THE NEA BRIDGE by Phillip Alder
WORK UP THE RANKS WITH PROMOTION
Francis Ford Coppola said, “When newspapers started to publish the box office scores of movies, I was horrified. Those results are totally fake because they never include the promotion budget.”
I never thought of that. And not many Easts would think of the winning defense in today’s deal. How can East defeat four spades after West leads the heart nine?
The auction was straightforward and quantitative, North’s rebid in principle showing a balanced hand (no singleton or void) with (typically) seven losers and 13 to 15 support points (counting high-card points and shortage points).
Although it goes against the usual recommendation of experts, West might have led the club ace, since it was the unbid suit. If he had, East would have had to discourage with his six, not encourage a club continuation with the 10.
When West instead led high from his heart doubleton, East won with his queen, cashed the ace, and played a third round of the suit.

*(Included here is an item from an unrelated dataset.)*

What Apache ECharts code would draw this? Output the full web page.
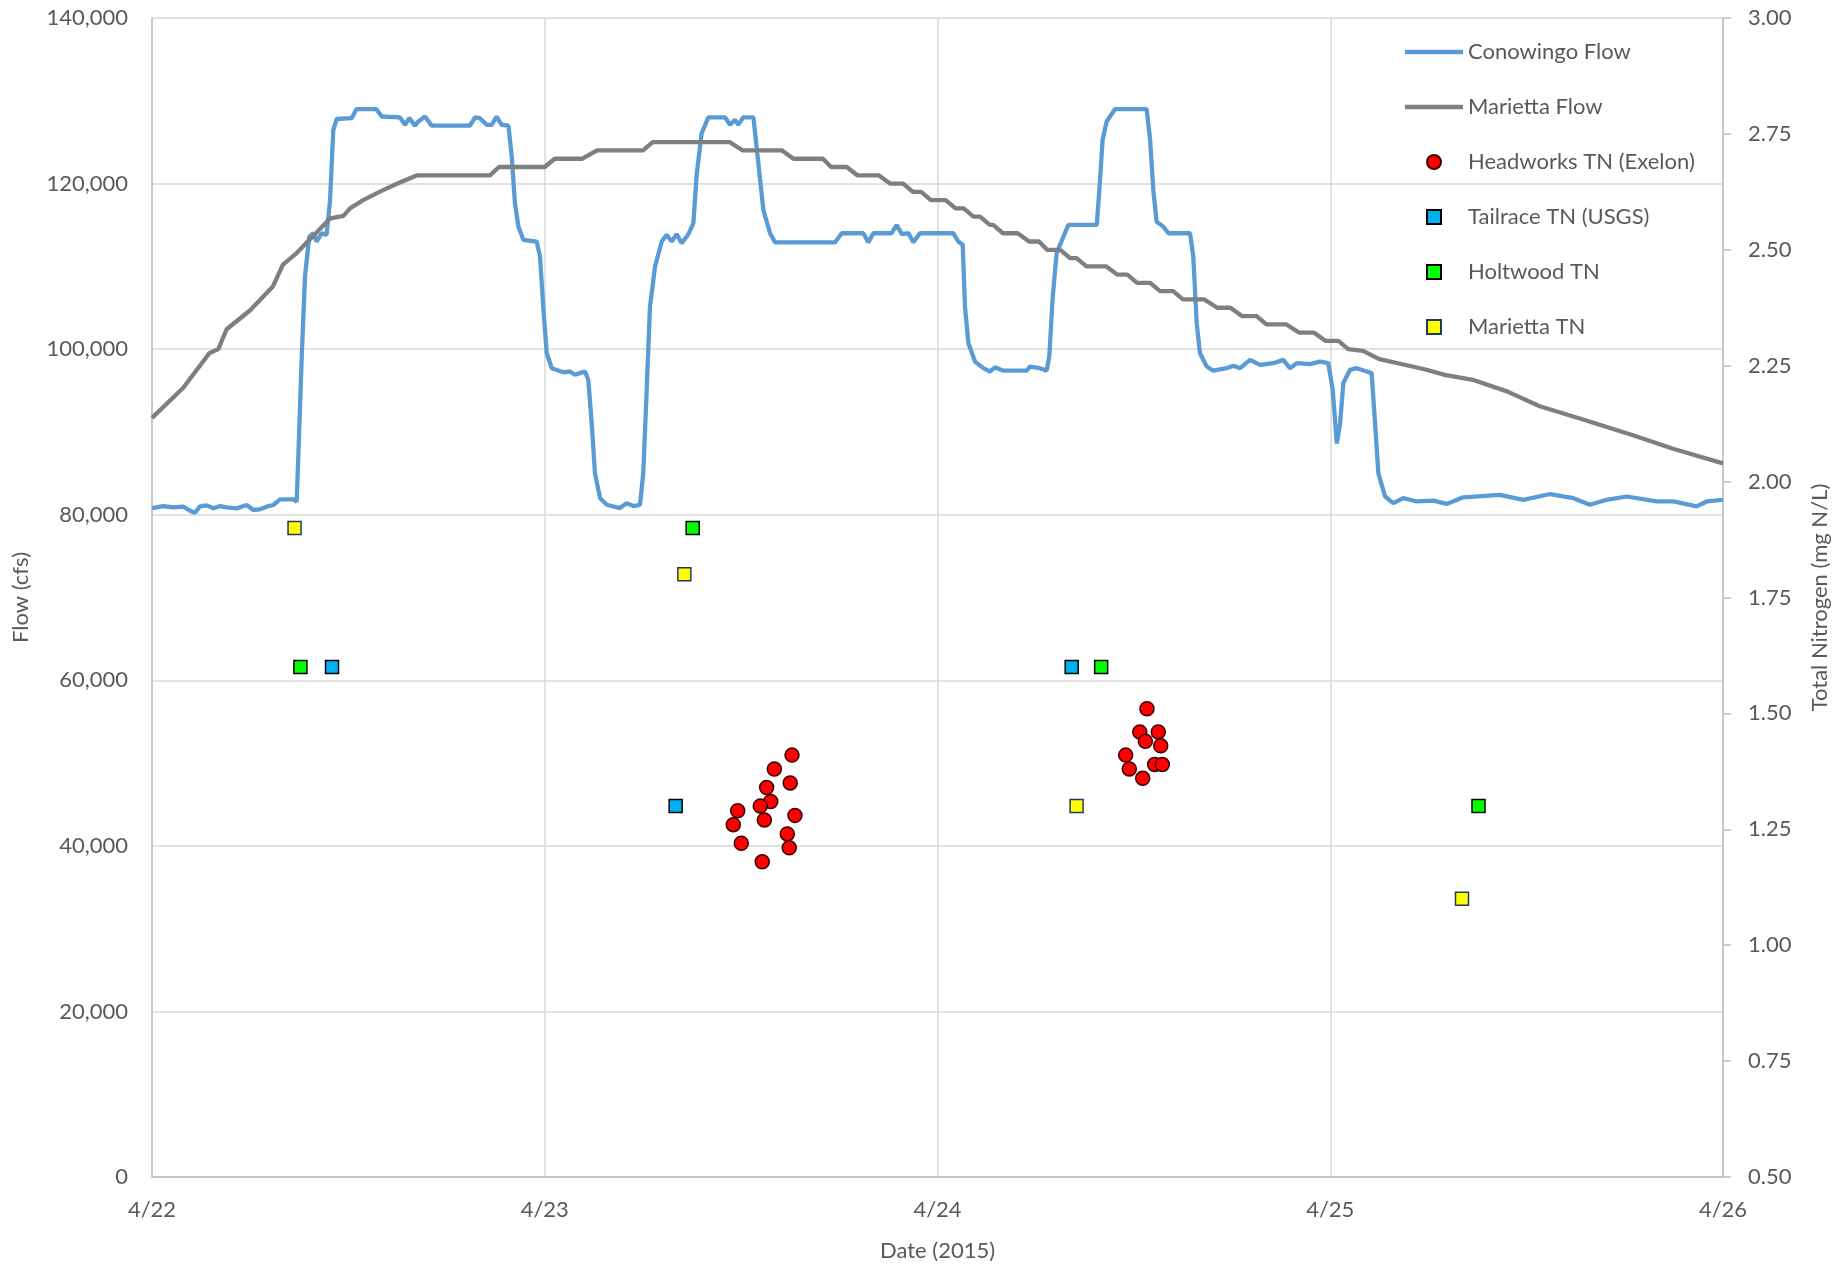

Momentarily, this looked good. If declarer had ruffed high, West would have gained a trump trick to go with his club ace. However, instead, South calmly discarded his singleton club. West trumped and tried to cash the club ace, but declarer ruffed, drew trumps, and claimed.
There is a golden rule of trump promotion: Cash all of your side-suit winners first. After taking his two heart winners, East had to cash the club king before playing the third heart. And if you know someone capable of finding that play, ask her or him to partner you.